The Dodgers were put up for sale by owner Frank McCourt in November, five months after the team filed for bankruptcy. Following months of bickering and accusations of mismanagement, an agreement between McCourt and MLB said the team is to be sold by April 30, which coincides with the deadline for McCourt to pay former wife Jamie a $131 million divorce settlement.
Initial bids for the team are due by Jan. 23 with the Blackstone Group, Frank McCourt’s investment banker. The price likely will break the record for a baseball franchise, topping the $845 million paid by the Ricketts family for the Chicago Cubs in 2009.
”Joe has a proven track record of fielding winning teams and I am looking forward to our group benefiting from his unique experience,” Caruso said in a statement. ”I am a lifelong Angeleno; I love this city and have dedicated my career to creating world-class destinations that support this community and foster great customer experiences. Joe and I believe in the Dodgers and Dodger fans and know that together we will foster a winning culture.”
He is president of Caruso Affiliated, which developed The Grove, a 20-acre retail, dining and entertainment site adjacent to the Farmers Market in Los Angeles. Former Goldman Sachs vice chairman Byron Trott is the group’s banker and O’Melveny & Myers is its law firm.
Torre, the 1971 National League MVP, was a nine-time All-Star during a playing career from 1960-77, then managed the New York Mets, Atlanta Braves and St. Louis Cardinals. After working as a broadcaster for the Angels, he managed the New York Yankees from 1996-07 and led them to four World Series titles.

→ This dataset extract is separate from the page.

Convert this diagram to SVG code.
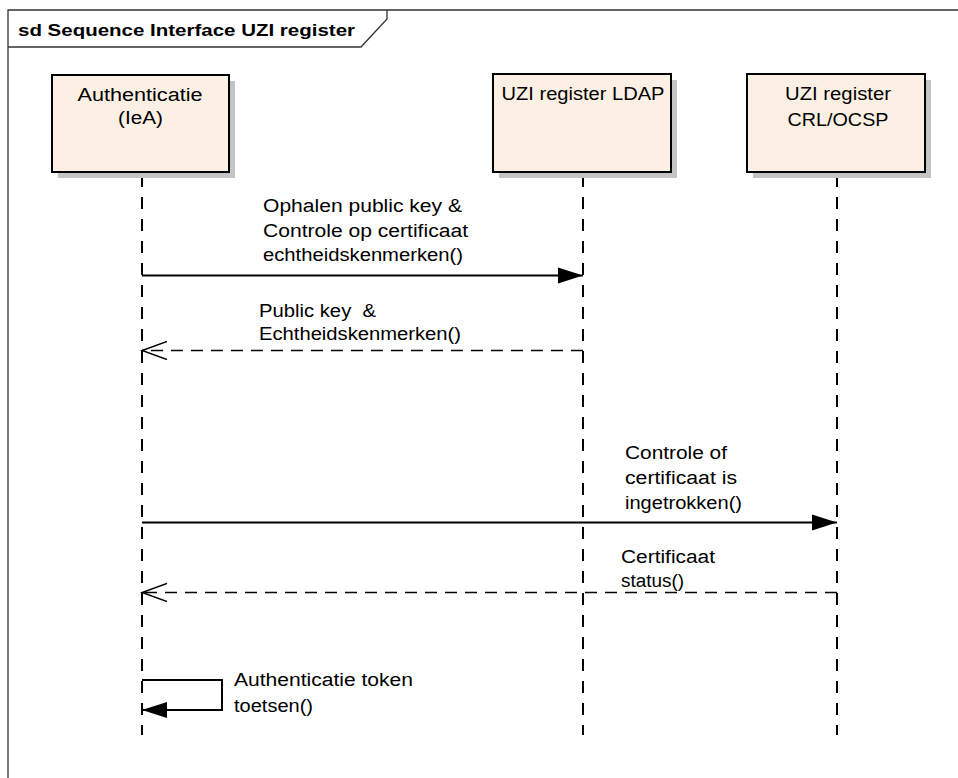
<svg xmlns="http://www.w3.org/2000/svg" width="958" height="778" viewBox="0 0 958 778">
<style>
  .t{font-family:"Liberation Sans",Arial,sans-serif;font-size:18px;fill:#000}
  .title{font-family:"Liberation Sans",Arial,sans-serif;font-size:17px;font-weight:bold;fill:#000}
  .box{fill:#FBF0E3;stroke:#000;stroke-width:2}
  .shadow{fill:#C4C4C4}
  .life{stroke:#000;stroke-width:2;stroke-dasharray:12 10;fill:none}
  .msg{stroke:#000;stroke-width:2;fill:none}
  .ret{stroke:#000;stroke-width:1.6;stroke-dasharray:12 8;fill:none}
  .frame{stroke:#333;stroke-width:1.3;fill:none}
</style>
<defs>
  <marker id="filled" markerUnits="userSpaceOnUse" markerWidth="27" markerHeight="18" refX="25" refY="8.5" orient="auto">
    <path d="M0,0.5 L25,8.5 L0,16.5 z" fill="#000"/>
  </marker>
  <marker id="open" markerUnits="userSpaceOnUse" markerWidth="27" markerHeight="20" refX="25" refY="9.5" orient="auto">
    <path d="M0,0.5 L25,9.5 L0,18.5" fill="none" stroke="#000" stroke-width="1.5"/>
  </marker>
</defs>
<rect width="958" height="778" fill="#fff"/>
<g id="frame">
  <path class="frame" d="M8,778 L8,10 L958,10"/>
  <path class="frame" d="M8,47 L361,47 L387,19 L387,10"/>
  <text class="title" x="18" y="36" textLength="337" lengthAdjust="spacingAndGlyphs">sd Sequence Interface UZI register</text>
</g>
<g id="lifelines">
  <line class="life" x1="142" y1="175" x2="142" y2="735"/>
  <line class="life" x1="583" y1="175" x2="583" y2="735"/>
  <line class="life" x1="837" y1="175" x2="837" y2="735"/>
</g>
<g id="node-authenticatie">
  <rect class="shadow" x="58" y="81" width="177" height="97"/>
  <rect class="box" x="52" y="75" width="177" height="97"/>
  <text class="t" x="140" y="101" text-anchor="middle" textLength="125" lengthAdjust="spacingAndGlyphs">Authenticatie</text>
  <text class="t" x="140.5" y="124" text-anchor="middle" textLength="45" lengthAdjust="spacingAndGlyphs">(IeA)</text>
</g>
<g id="node-ldap">
  <rect class="shadow" x="499" y="80" width="178" height="98"/>
  <rect class="box" x="493" y="74" width="178" height="98"/>
  <text class="t" x="583" y="99.5" text-anchor="middle" textLength="163" lengthAdjust="spacingAndGlyphs">UZI register LDAP</text>
</g>
<g id="node-crl">
  <rect class="shadow" x="753" y="80" width="178" height="98"/>
  <rect class="box" x="747" y="74" width="178" height="98"/>
  <text class="t" x="838" y="99.5" text-anchor="middle" textLength="106" lengthAdjust="spacingAndGlyphs">UZI register</text>
  <text class="t" x="838" y="126" text-anchor="middle" textLength="101" lengthAdjust="spacingAndGlyphs">CRL/OCSP</text>
</g>
<g id="connectors">
  <line class="msg" x1="142" y1="275.5" x2="583" y2="275.5" marker-end="url(#filled)"/>
  <line class="ret" x1="583" y1="350.5" x2="142" y2="350.5" marker-end="url(#open)"/>
  <line class="msg" x1="142" y1="522.5" x2="837" y2="522.5" marker-end="url(#filled)"/>
  <line class="ret" x1="837" y1="592.5" x2="142" y2="592.5" marker-end="url(#open)"/>
  <path class="msg" d="M142,680 L222,680 L222,710 L142,710" marker-end="url(#filled)"/>
</g>
<g id="labels">
  <text class="t" x="263" y="212" textLength="199" lengthAdjust="spacingAndGlyphs">Ophalen public key &amp;</text>
  <text class="t" x="263" y="236.5" textLength="205" lengthAdjust="spacingAndGlyphs">Controle op certificaat</text>
  <text class="t" x="263" y="261" textLength="200" lengthAdjust="spacingAndGlyphs">echtheidskenmerken()</text>
  <text class="t" x="259" y="317" textLength="117" lengthAdjust="spacingAndGlyphs" xml:space="preserve">Public key  &amp;</text>
  <text class="t" x="259" y="339.5" textLength="202" lengthAdjust="spacingAndGlyphs">Echtheidskenmerken()</text>
  <text class="t" x="625" y="458.5" textLength="102" lengthAdjust="spacingAndGlyphs">Controle of</text>
  <text class="t" x="625" y="484" textLength="112" lengthAdjust="spacingAndGlyphs">certificaat is</text>
  <text class="t" x="625" y="509" textLength="117" lengthAdjust="spacingAndGlyphs">ingetrokken()</text>
  <text class="t" x="621" y="562.5" textLength="94" lengthAdjust="spacingAndGlyphs">Certificaat</text>
  <text class="t" x="621" y="587" textLength="63" lengthAdjust="spacingAndGlyphs">status()</text>
  <text class="t" x="234" y="686" textLength="179" lengthAdjust="spacingAndGlyphs">Authenticatie token</text>
  <text class="t" x="234" y="712" textLength="79" lengthAdjust="spacingAndGlyphs">toetsen()</text>
</g>
</svg>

With MLB, the 71-year-old Torre delegated much of the day-to-day work to three senior vice presidents he appointed in March: former Arizona GM Joe Garagiola Jr., former Dodgers assistant GM Kim Ng and former Arizona assistant GM Peter Woodfork.
”Joe has been an invaluable resource for me and all of us at Major League Baseball this year,” Selig said in a statement. ”I understand his desire to pursue an opportunity in Los Angeles. Joe has been a lifelong friend and I know that will continue in the future.”
Other potential bidders for the team include:
• Steven Cohen of the hedge fund SAC Capital Advisors.
• a group that includes former Los Angeles Lakers star Magic Johnson, former Atlanta Braves and Washington Nationals president Stan Kasten and Guggenheim Partners chief executive officer Mark Walter.
• a group that includes former agent and current Chicago White Sox special assistant Dennis Gilbert, talk show host Larry King and Jason Reese of Imperial Capital.
• a group that includes former Dodgers general manager Fred Claire, former Oakland Athletics president Andy Dolich and former Dodgers batboy Ben Hwang, who brought in the financial backers
• former Dodgers owner Peter O’Malley.
• a group that includes former Dodgers stars Orel Hershiser and Steve Garvey, and Joey Herrick of Natural Balance Pet Foods.
• Dallas Mavericks owner Mark Cuban.
Winners of six World Series titles but none since 1988, the Dodgers have been in turmoil since October 2009, when the McCourts separated and Frank fired Jamie as the team’s chief executive officer.
Selig installed former Texas Rangers president Tom Schieffer as the Dodgers’ financial monitor in April, ruling he must approve any expense of $5,000 or more.
The Dodgers finished third in the NL West at 82-79, had just three sellouts and fell short of 3 million in home attendance in a full season for the first time since 1992.